◆ Do this:
Using the listing below, report all lines holding the word "diagram".

◆ Data extract:
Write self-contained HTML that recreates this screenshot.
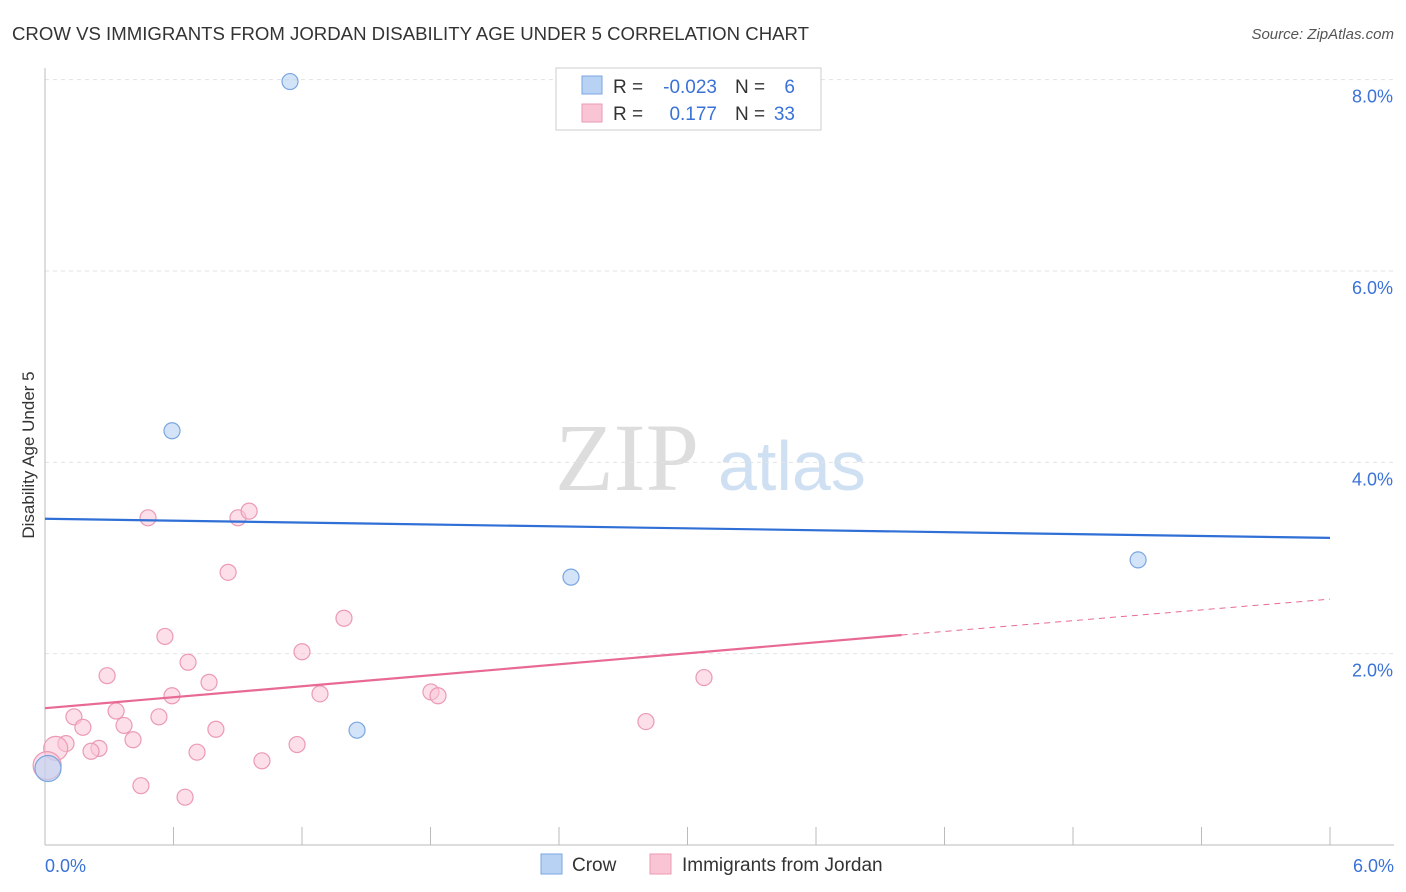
<!DOCTYPE html>
<html><head><meta charset="utf-8"><style>
body{margin:0;background:#fff;font-family:"Liberation Sans",sans-serif;}
svg{display:block}
</style></head><body>
<svg id="chart" width="1406" height="892">
<text x="12" y="40" font-size="18" fill="#333" textLength="797" lengthAdjust="spacingAndGlyphs">CROW VS IMMIGRANTS FROM JORDAN DISABILITY AGE UNDER 5 CORRELATION CHART</text>
<text x="1394" y="39" font-size="15" fill="#555" text-anchor="end" font-style="italic">Source: ZipAtlas.com</text>
<text x="34" y="455" font-size="17" fill="#333" text-anchor="middle" transform="rotate(-90 34 455)">Disability Age Under 5</text>
<text x="555" y="490" font-size="96" fill="#ddd" font-family="Liberation Serif,serif">ZIP</text>
<text x="718" y="490" font-size="70" fill="#cfe0f3">atlas</text>
<g id="grid"></g><g id="marks"></g>
<g>
<rect x="556" y="68" width="265" height="62" fill="#fff" stroke="#ccc"/>
<rect x="582" y="76" width="20" height="18" fill="#b8d2f3" stroke="#7aa6e0"/>
<rect x="582" y="104" width="20" height="18" fill="#f9c5d5" stroke="#ec9ab4"/>
<text x="613" y="93" font-size="19" fill="#333">R =</text>
<text x="717" y="93" font-size="19" fill="#3a72d8" text-anchor="end">-0.023</text>
<text x="735" y="93" font-size="19" fill="#333">N =</text>
<text x="795" y="93" font-size="19" fill="#3a72d8" text-anchor="end">6</text>
<text x="613" y="120" font-size="19" fill="#333">R =</text>
<text x="717" y="120" font-size="19" fill="#3a72d8" text-anchor="end">0.177</text>
<text x="735" y="120" font-size="19" fill="#333">N =</text>
<text x="795" y="120" font-size="19" fill="#3a72d8" text-anchor="end">33</text>
</g>
<g>
<rect x="541" y="854" width="21" height="20" fill="#b8d2f3" stroke="#7aa6e0"/>
<text x="572" y="871" font-size="19" fill="#333">Crow</text>
<rect x="650" y="854" width="21" height="20" fill="#f9c5d5" stroke="#ec9ab4"/>
<text x="682" y="871" font-size="19" fill="#333">Immigrants from Jordan</text>
</g>
</svg>
<script>
const yTicks=[2,4,6,8];
const xTickLabels=["0.0%","6.0%"];
const crowX=[1.144,0.593,2.456,5.104,1.457,0.014];
const crowY=[7.98,4.33,2.80,2.98,1.20,0.80];
const crowSize=[8,8,8,8,8,13];
const jorX=[0.481,0.901,0.953,0.855,1.396,0.560,1.200,0.668,0.290,3.077,0.766,0.593,1.284,1.802,1.835,0.332,0.135,0.532,0.177,0.369,0.798,2.806,0.411,1.177,0.098,0.252,0.215,0.710,0.05,1.013,0.01,0.448,0.654];
const jorY=[3.42,3.42,3.49,2.85,2.37,2.18,2.02,1.91,1.77,1.75,1.70,1.56,1.58,1.60,1.56,1.40,1.34,1.34,1.23,1.25,1.21,1.29,1.10,1.05,1.06,1.01,0.98,0.97,1.01,0.88,0.83,0.62,0.50];
const jorSize=[8,8,8,8,8,8,8,8,8,8,8,8,8,8,8,8,8,8,8,8,8,8,8,8,8,8,8,8,12,8,14,8,8];
const crowTrend=[3.41,3.21];
const jorTrend=[1.43,2.195,2.57];
const jorSolidEnd=4.0;
const X=v=>45+v/6*1285, Y=v=>845-v*95.67;
const NS="http://www.w3.org/2000/svg";
function mk(t,a,p){const e=document.createElementNS(NS,t);for(const k in a)e.setAttribute(k,a[k]);p.appendChild(e);return e;}
const g=document.getElementById('grid'),m=document.getElementById('marks');
yTicks.forEach(t=>{
 const l=mk('line',{x1:45,x2:1394,y1:Y(t),y2:Y(t),stroke:'#e2e2e2','stroke-dasharray':'4,4'},g);
 
 
 const tx=mk('text',{x:1393,y:Y(t)+23,'font-size':18,fill:'#3a72d8','text-anchor':'end'},g);
 tx.textContent=t.toFixed(1)+'%';
 
 
});
const ax=mk('line',{x1:45,x2:45,y1:68,y2:845,stroke:'#bbb'},g);


const bx=mk('line',{x1:45,x2:1394,y1:845,y2:845,stroke:'#bbb'},g);


for(let i=1;i<=10;i++){const tk=mk('line',{x1:X(i*0.6),x2:X(i*0.6),y1:827,y2:845,stroke:'#bbb'},g);
 
 }
[[0,'start',45],[6,'end',1394]].forEach((d,i)=>{const tx=mk('text',{x:d[2],y:872,'font-size':18,fill:'#3a72d8','text-anchor':d[1]},g);
 tx.textContent=xTickLabels[i];
 
 });
jorX.forEach((x,i)=>{const c=mk('circle',{cx:X(x),cy:Y(jorY[i]),r:jorSize[i],fill:'rgba(249,197,213,0.55)',stroke:'#ec9ab4','stroke-width':1.2},m);
 
 });
crowX.forEach((x,i)=>{const c=mk('circle',{cx:X(x),cy:Y(crowY[i]),r:crowSize[i],fill:'rgba(184,210,243,0.6)',stroke:'#7aa6e0','stroke-width':1.2},m);
 
 });
const cl=mk('line',{x1:X(0),x2:X(6),y1:Y(crowTrend[0]),y2:Y(crowTrend[1]),stroke:'#2f6fd6','stroke-width':2.2},m);


const jl=mk('line',{x1:X(0),x2:X(jorSolidEnd),y1:Y(jorTrend[0]),y2:Y(jorTrend[1]),stroke:'#e86a94','stroke-width':2.2},m);


const jd=mk('line',{x1:X(jorSolidEnd),x2:X(6),y1:Y(jorTrend[1]),y2:Y(jorTrend[2]),stroke:'#e86a94','stroke-width':1,'stroke-dasharray':'6,5'},m);


</script>
</body></html>
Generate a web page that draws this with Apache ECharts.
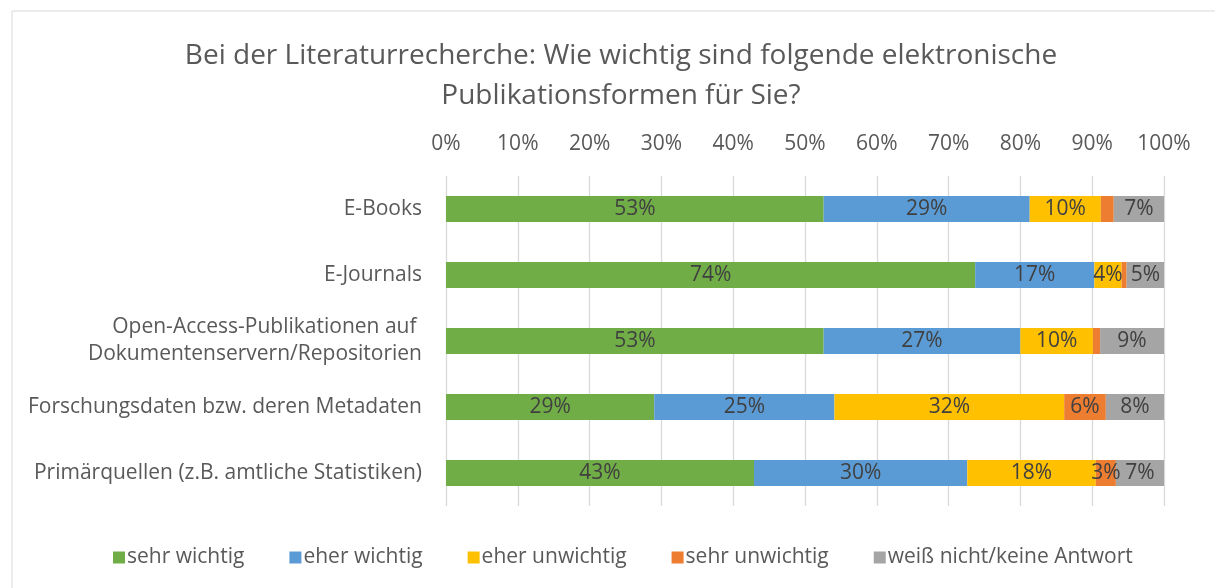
<!DOCTYPE html>
<html><head><meta charset="utf-8">
<script src="https://cdn.jsdelivr.net/npm/echarts@6/dist/echarts.min.js"></script>
<style>html,body{margin:0;padding:0;background:#fff}#c{width:1215px;height:588px}</style>
</head><body><div id="c"></div>
<script>
const categories = ['E-Books','E-Journals','Open-Access-Publikationen auf \nDokumentenservern/Repositorien','Forschungsdaten bzw. deren Metadaten','Primärquellen (z.B. amtliche Statistiken)'];
const seriesNames = ['sehr wichtig','eher wichtig','eher unwichtig','sehr unwichtig','weiß nicht/keine Antwort'];
const sehrWichtig = [52.6, 73.7, 52.6, 29.0, 42.9];
const eherWichtig = [28.7, 16.6, 27.4, 25.1, 29.7];
const eherUnwichtig = [9.9, 3.8, 10.1, 32.0, 17.9];
const sehrUnwichtig = [1.8, 0.7, 1.0, 5.8, 2.8];
const weissNicht = [7.0, 5.2, 8.9, 8.1, 6.7];
const tickLabels = ['0%','10%','20%','30%','40%','50%','60%','70%','80%','90%','100%'];
const colors = ['#70ad47','#5b9bd5','#ffc000','#ed7d31','#a5a5a5'];
const FONT = 'Open Sans';
const values = [sehrWichtig, eherWichtig, eherUnwichtig, sehrUnwichtig, weissNicht];
const chart = echarts.init(document.getElementById('c'));
chart.setOption({
  animation:false,
  color: colors,
  graphic:[{type:'rect',shape:{x:12,y:11,width:1230,height:600},style:{fill:'none',stroke:'#d9d9d9',lineWidth:1},silent:true}],
  title:{text:'Bei der Literaturrecherche: Wie wichtig sind folgende elektronische\nPublikationsformen für Sie?',left:616,top:31,textAlign:'center',
    textStyle:{fontFamily:FONT,fontSize:28,fontWeight:'normal',color:'#595959',lineHeight:40,align:'center'}},
  legend:{bottom:15,left:108,itemWidth:12,itemHeight:12,itemGap:45,icon:'rect',
    textStyle:{fontFamily:FONT,fontSize:21,color:'#595959',padding:[0,0,0,-3]},data:seriesNames},
  grid:{left:446,right:51,top:176,bottom:82},
  xAxis:{type:'value',position:'top',min:0,max:100,interval:10,
    axisLabel:{formatter:(v)=>tickLabels[Math.round(v/10)],fontFamily:FONT,fontSize:21,color:'#595959',margin:21},
    axisLine:{show:false},axisTick:{show:false},
    splitLine:{lineStyle:{color:'#d9d9d9',width:1.3}}},
  yAxis:{type:'category',inverse:true,data:categories,
    axisLine:{show:false},axisTick:{show:false},
    axisLabel:{fontFamily:FONT,fontSize:21,color:'#595959',margin:24,lineHeight:27,align:'right'}},
  series: seriesNames.map((n,i)=>({
    name:n,type:'bar',stack:'t',barWidth:26,data:values[i],
    label:{show:true,position:'inside',fontFamily:FONT,fontSize:21,color:'#404040',
      formatter:(p)=>p.value>=2.5?Math.round(p.value)+'%':''}
  }))
});
</script></body></html>
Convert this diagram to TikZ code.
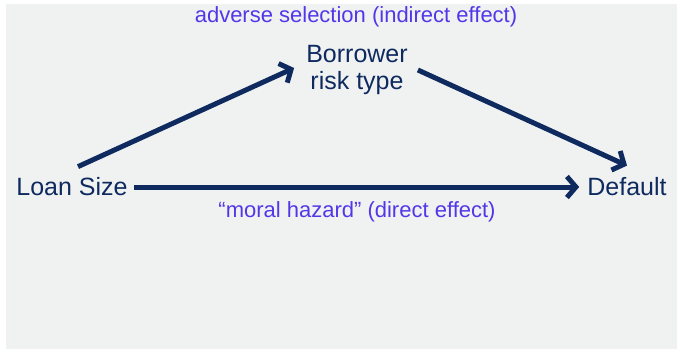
\documentclass[tikz,border=0pt]{standalone}
\usepackage{fontspec}
\setmainfont{Liberation Sans}
\usepackage{xcolor}
\usetikzlibrary{arrows.meta,positioning}
\definecolor{navy}{HTML}{0E2A5E}
\definecolor{notecol}{HTML}{5038E8}
\definecolor{bgcol}{HTML}{F0F2F2}
\tikzset{
  term/.style={
    align=center,
    inner sep=6pt,
    text=navy,
    font=\fontsize{25}{27}\selectfont
  },
  note/.style={
    inner sep=2pt,
    text=notecol,
    font=\fontsize{22}{24}\selectfont
  },
  flow/.style={-{Straight Barb[length=9pt,width=21pt,line width=5pt]}, line width=5pt, navy}
}
\begin{document}
\begin{tikzpicture}[x=1pt,y=1pt]
  \fill[white] (0,0) rectangle (677,349);
  \fill[bgcol] (6,0) rectangle (677,345);
  \useasboundingbox (0,0) rectangle (677,349);

  \node[term] (size) at (72,162) {Loan Size};
  \node[term] (dflt) at (627,162) {Default};
  \node[term] (risk) at (357,279) {Borrower\\risk type};
  \node[note] (adv) at (356,332) {adverse selection (indirect effect)};
  \node[note] (moral) at (357,137) {“moral hazard” (direct effect)};

  \draw[flow] (size) -- ([xshift=-2pt]dflt.west);
  \draw[flow] ([xshift=6pt,yshift=5pt]size.north) -- ([xshift=-6pt,yshift=2pt]risk.west);
  \draw[flow] ([xshift=4pt]risk.east) -- ([yshift=6pt]dflt.north);
\end{tikzpicture}
\end{document}
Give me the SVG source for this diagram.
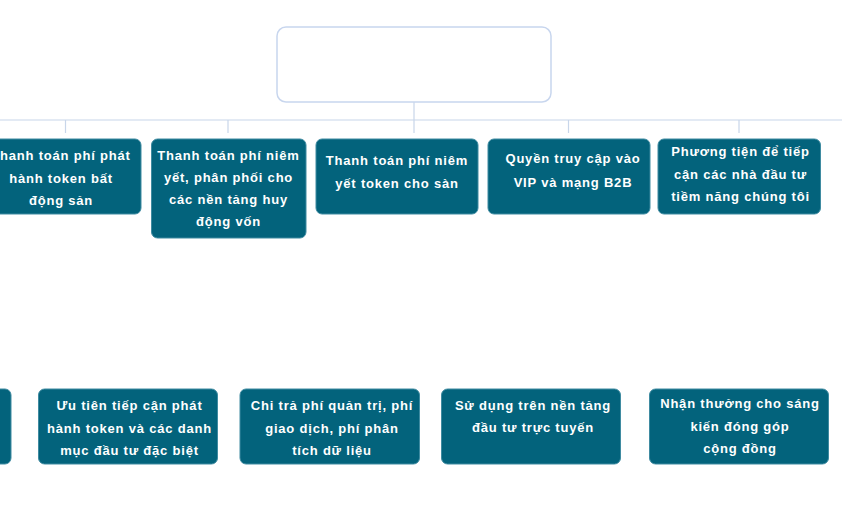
<svg xmlns="http://www.w3.org/2000/svg" width="842" height="532" viewBox="0 0 842 532">
<style>
.n{fill:#03637c;stroke:#3f8ba1;stroke-width:1}
.t{fill:#ffffff;font-family:"Liberation Sans",Arial,sans-serif;font-weight:bold;font-size:13px;letter-spacing:0.8px;text-anchor:middle}
.c{stroke:#c8d6ea;stroke-width:1.2;fill:none}
</style>
<rect width="842" height="532" fill="#ffffff"/>
<g id="connectors">
<path class="c" d="M414 102V120M0 120H842M65.5 120V133M228 120V133M414 120V133M568.5 120V133M739 120V133"/>
</g>
<g id="root"><rect x="277" y="27" width="274" height="75" rx="9" fill="#ffffff" stroke="#c8d6ee" stroke-width="1.5"/></g>
<g id="t1"><rect class="n" x="-20" y="139" width="161" height="75" rx="6"/>
<text class="t" x="61"><tspan x="61" y="160">Thanh toán phí phát</tspan><tspan x="61" y="182.5">hành token bất</tspan><tspan x="61" y="205">động sản</tspan></text></g>
<g id="t2"><rect class="n" x="151.5" y="139" width="154.5" height="99" rx="6"/>
<text class="t"><tspan x="228.5" y="160">Thanh toán phí niêm</tspan><tspan x="228.5" y="182">yết, phân phối cho</tspan><tspan x="228.5" y="204">các nền tảng huy</tspan><tspan x="228.5" y="226">động vốn</tspan></text></g>
<g id="t3"><rect class="n" x="316" y="139" width="162" height="75" rx="6"/>
<text class="t"><tspan x="397" y="165">Thanh toán phí niêm</tspan><tspan x="397" y="188">yết token cho sàn</tspan></text></g>
<g id="t4"><rect class="n" x="488" y="139" width="162" height="75" rx="6"/>
<text class="t"><tspan x="573" y="163">Quyền truy cập vào</tspan><tspan x="573" y="186.5">VIP và mạng B2B</tspan></text></g>
<g id="t5"><rect class="n" x="658" y="139" width="162.5" height="75" rx="6"/>
<text class="t"><tspan x="740.5" y="156">Phương tiện để tiếp</tspan><tspan x="740.5" y="179">cận các nhà đầu tư</tspan><tspan x="740.5" y="201">tiềm năng chúng tôi</tspan></text></g>
<g id="b0"><rect class="n" x="-170" y="389" width="181" height="75" rx="6"/></g>
<g id="b1"><rect class="n" x="38.5" y="389" width="179" height="75" rx="6"/>
<text class="t"><tspan x="129.5" y="410">Ưu tiên tiếp cận phát</tspan><tspan x="129.5" y="432.5">hành token và các danh</tspan><tspan x="129.5" y="454.5">mục đầu tư đặc biệt</tspan></text></g>
<g id="b2"><rect class="n" x="240" y="389" width="179.5" height="75" rx="6"/>
<text class="t"><tspan x="332" y="410">Chi trả phí quản trị, phí</tspan><tspan x="332" y="432.5">giao dịch, phí phân</tspan><tspan x="332" y="454.5">tích dữ liệu</tspan></text></g>
<g id="b3"><rect class="n" x="441.5" y="389" width="179" height="75" rx="6"/>
<text class="t"><tspan x="533" y="410">Sử dụng trên nền tảng</tspan><tspan x="533" y="432">đầu tư trực tuyến</tspan></text></g>
<g id="b4"><rect class="n" x="649.5" y="389" width="179" height="75" rx="6"/>
<text class="t"><tspan x="740" y="408">Nhận thưởng cho sáng</tspan><tspan x="740" y="430.5">kiến đóng góp</tspan><tspan x="740" y="453">cộng đồng</tspan></text></g>
</svg>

◆ Answer in full:
Convert this diagram to TikZ code.
Give me the SVG source for this diagram.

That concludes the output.